[Source code of charts]
++++++++++

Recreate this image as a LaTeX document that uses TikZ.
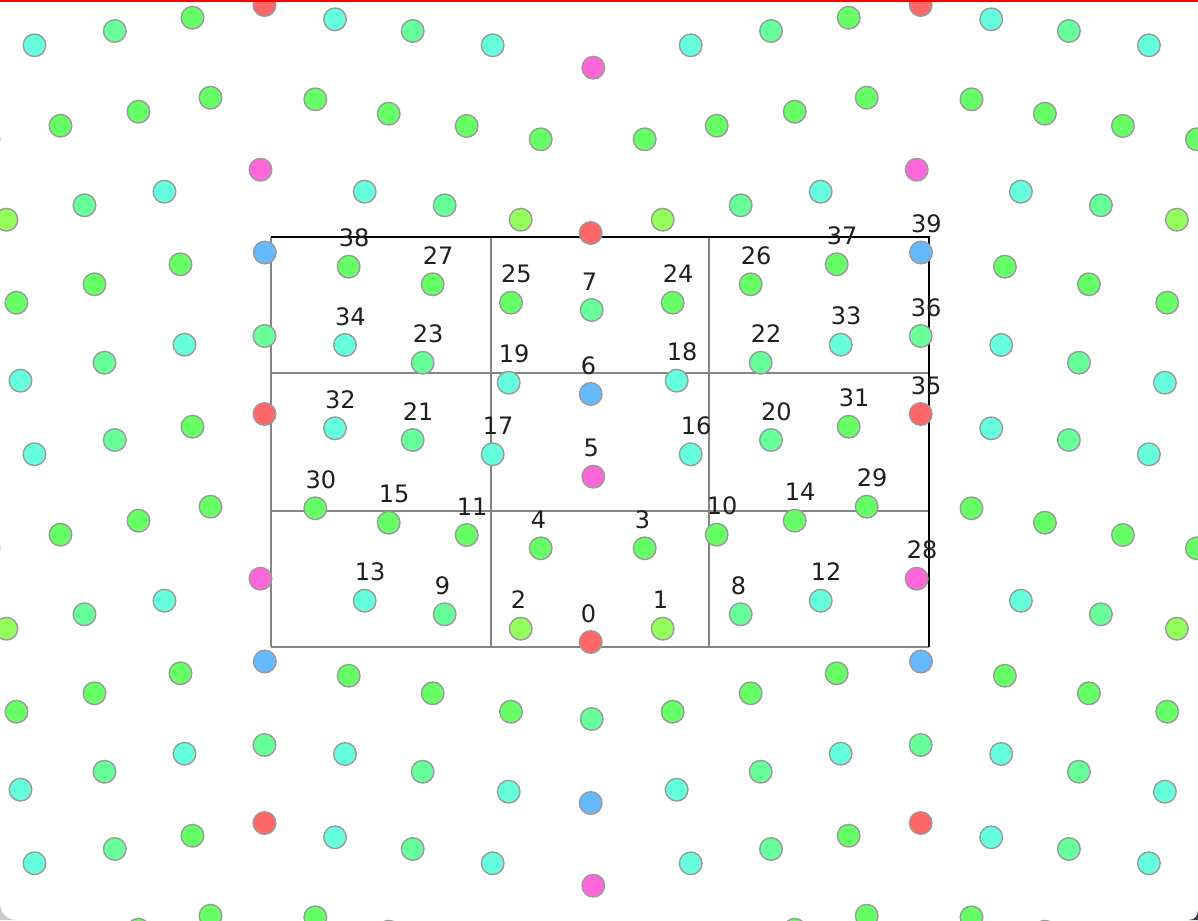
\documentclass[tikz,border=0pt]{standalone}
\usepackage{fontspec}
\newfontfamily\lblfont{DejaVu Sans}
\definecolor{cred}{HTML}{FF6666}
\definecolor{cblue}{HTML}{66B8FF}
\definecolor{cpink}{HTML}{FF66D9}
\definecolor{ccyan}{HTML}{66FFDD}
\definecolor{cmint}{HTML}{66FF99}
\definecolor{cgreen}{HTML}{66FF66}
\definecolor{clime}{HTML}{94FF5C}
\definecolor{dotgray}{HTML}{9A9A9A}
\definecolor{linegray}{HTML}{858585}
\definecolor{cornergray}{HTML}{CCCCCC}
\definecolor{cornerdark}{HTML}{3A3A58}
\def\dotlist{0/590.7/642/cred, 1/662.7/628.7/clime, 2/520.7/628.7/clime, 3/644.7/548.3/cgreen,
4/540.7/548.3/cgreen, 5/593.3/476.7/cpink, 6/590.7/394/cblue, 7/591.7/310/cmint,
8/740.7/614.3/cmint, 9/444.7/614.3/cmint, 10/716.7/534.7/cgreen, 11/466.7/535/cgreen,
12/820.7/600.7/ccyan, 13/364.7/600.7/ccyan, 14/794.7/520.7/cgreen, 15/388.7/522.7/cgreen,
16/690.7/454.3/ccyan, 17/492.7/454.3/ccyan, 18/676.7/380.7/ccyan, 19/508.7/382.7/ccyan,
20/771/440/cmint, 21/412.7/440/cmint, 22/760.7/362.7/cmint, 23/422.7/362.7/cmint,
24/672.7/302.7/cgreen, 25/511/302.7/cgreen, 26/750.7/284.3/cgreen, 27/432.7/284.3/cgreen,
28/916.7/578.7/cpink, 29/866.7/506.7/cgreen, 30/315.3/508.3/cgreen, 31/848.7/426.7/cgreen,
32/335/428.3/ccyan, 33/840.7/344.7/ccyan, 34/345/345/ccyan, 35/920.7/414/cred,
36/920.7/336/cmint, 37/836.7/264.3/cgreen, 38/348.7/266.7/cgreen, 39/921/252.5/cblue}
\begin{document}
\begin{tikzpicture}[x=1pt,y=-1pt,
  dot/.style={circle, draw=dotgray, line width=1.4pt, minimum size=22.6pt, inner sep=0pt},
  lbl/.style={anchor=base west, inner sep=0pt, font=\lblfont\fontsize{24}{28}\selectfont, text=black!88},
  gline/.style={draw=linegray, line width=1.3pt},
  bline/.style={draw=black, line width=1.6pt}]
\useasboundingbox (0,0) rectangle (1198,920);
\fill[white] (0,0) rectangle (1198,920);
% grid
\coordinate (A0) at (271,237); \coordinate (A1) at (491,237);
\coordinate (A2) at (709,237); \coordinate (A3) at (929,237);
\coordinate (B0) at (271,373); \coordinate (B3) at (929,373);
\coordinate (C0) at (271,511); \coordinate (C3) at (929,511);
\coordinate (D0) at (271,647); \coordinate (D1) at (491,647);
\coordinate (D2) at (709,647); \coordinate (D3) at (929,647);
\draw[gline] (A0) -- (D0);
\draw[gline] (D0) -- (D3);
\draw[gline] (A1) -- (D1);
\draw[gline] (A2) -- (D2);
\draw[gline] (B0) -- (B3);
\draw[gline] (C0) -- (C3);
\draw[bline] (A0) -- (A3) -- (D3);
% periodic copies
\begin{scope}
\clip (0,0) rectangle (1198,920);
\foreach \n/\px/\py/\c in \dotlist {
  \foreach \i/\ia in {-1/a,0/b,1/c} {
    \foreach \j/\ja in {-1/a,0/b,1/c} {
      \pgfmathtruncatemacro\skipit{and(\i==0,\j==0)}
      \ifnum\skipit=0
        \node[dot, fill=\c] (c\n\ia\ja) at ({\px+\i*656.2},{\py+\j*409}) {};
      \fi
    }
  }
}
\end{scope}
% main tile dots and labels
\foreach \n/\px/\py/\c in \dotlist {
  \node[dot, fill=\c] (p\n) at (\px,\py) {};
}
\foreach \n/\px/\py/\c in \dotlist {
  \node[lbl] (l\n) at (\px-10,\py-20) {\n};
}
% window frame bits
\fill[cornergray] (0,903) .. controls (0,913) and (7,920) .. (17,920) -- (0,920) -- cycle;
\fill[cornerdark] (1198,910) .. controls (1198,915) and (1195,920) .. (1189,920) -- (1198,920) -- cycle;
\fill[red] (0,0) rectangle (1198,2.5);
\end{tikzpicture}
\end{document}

++++++++++

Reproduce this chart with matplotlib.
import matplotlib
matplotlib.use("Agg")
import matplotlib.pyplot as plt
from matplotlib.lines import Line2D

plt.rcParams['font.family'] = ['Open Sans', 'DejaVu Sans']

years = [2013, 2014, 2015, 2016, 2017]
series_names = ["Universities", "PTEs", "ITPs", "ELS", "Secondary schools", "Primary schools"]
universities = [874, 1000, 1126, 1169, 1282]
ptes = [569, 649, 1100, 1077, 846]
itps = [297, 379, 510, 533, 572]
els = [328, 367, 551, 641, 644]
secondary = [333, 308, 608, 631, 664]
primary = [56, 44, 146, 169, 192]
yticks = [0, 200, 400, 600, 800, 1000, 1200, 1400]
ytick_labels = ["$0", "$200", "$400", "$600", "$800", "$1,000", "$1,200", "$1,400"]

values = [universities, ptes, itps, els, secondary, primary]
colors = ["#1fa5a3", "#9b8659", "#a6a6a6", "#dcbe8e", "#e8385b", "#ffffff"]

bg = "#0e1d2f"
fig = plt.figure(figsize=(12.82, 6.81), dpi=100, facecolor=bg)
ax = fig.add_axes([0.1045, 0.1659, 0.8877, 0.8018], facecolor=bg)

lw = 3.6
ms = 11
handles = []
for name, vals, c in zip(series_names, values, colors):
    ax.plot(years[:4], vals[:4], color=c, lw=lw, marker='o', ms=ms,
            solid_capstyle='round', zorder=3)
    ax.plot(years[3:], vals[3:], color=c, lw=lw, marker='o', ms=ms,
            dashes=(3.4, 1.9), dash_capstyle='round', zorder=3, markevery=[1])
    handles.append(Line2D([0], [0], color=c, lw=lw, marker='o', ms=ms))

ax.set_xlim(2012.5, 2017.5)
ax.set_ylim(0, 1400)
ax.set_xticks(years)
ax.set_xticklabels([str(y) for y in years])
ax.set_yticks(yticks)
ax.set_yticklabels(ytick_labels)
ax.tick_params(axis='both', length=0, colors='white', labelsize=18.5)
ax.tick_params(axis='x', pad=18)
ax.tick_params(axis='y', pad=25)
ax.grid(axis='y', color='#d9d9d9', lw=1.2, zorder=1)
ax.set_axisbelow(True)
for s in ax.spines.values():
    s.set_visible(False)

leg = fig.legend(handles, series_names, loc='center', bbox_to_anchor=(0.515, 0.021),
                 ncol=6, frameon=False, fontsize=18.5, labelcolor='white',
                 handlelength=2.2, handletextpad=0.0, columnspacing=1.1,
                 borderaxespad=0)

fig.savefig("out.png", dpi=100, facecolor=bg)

++++++++++

_The problem_: Look back at the entries above. Retype the line with "Reproduce this chart with matplotlib.", the line with "0.8877, 0.8018], facecolor=bg)", and all lines in between.

_Completed exercise_:
Reproduce this chart with matplotlib.
import matplotlib
matplotlib.use("Agg")
import matplotlib.pyplot as plt
from matplotlib.lines import Line2D

plt.rcParams['font.family'] = ['Open Sans', 'DejaVu Sans']

years = [2013, 2014, 2015, 2016, 2017]
series_names = ["Universities", "PTEs", "ITPs", "ELS", "Secondary schools", "Primary schools"]
universities = [874, 1000, 1126, 1169, 1282]
ptes = [569, 649, 1100, 1077, 846]
itps = [297, 379, 510, 533, 572]
els = [328, 367, 551, 641, 644]
secondary = [333, 308, 608, 631, 664]
primary = [56, 44, 146, 169, 192]
yticks = [0, 200, 400, 600, 800, 1000, 1200, 1400]
ytick_labels = ["$0", "$200", "$400", "$600", "$800", "$1,000", "$1,200", "$1,400"]

values = [universities, ptes, itps, els, secondary, primary]
colors = ["#1fa5a3", "#9b8659", "#a6a6a6", "#dcbe8e", "#e8385b", "#ffffff"]

bg = "#0e1d2f"
fig = plt.figure(figsize=(12.82, 6.81), dpi=100, facecolor=bg)
ax = fig.add_axes([0.1045, 0.1659, 0.8877, 0.8018], facecolor=bg)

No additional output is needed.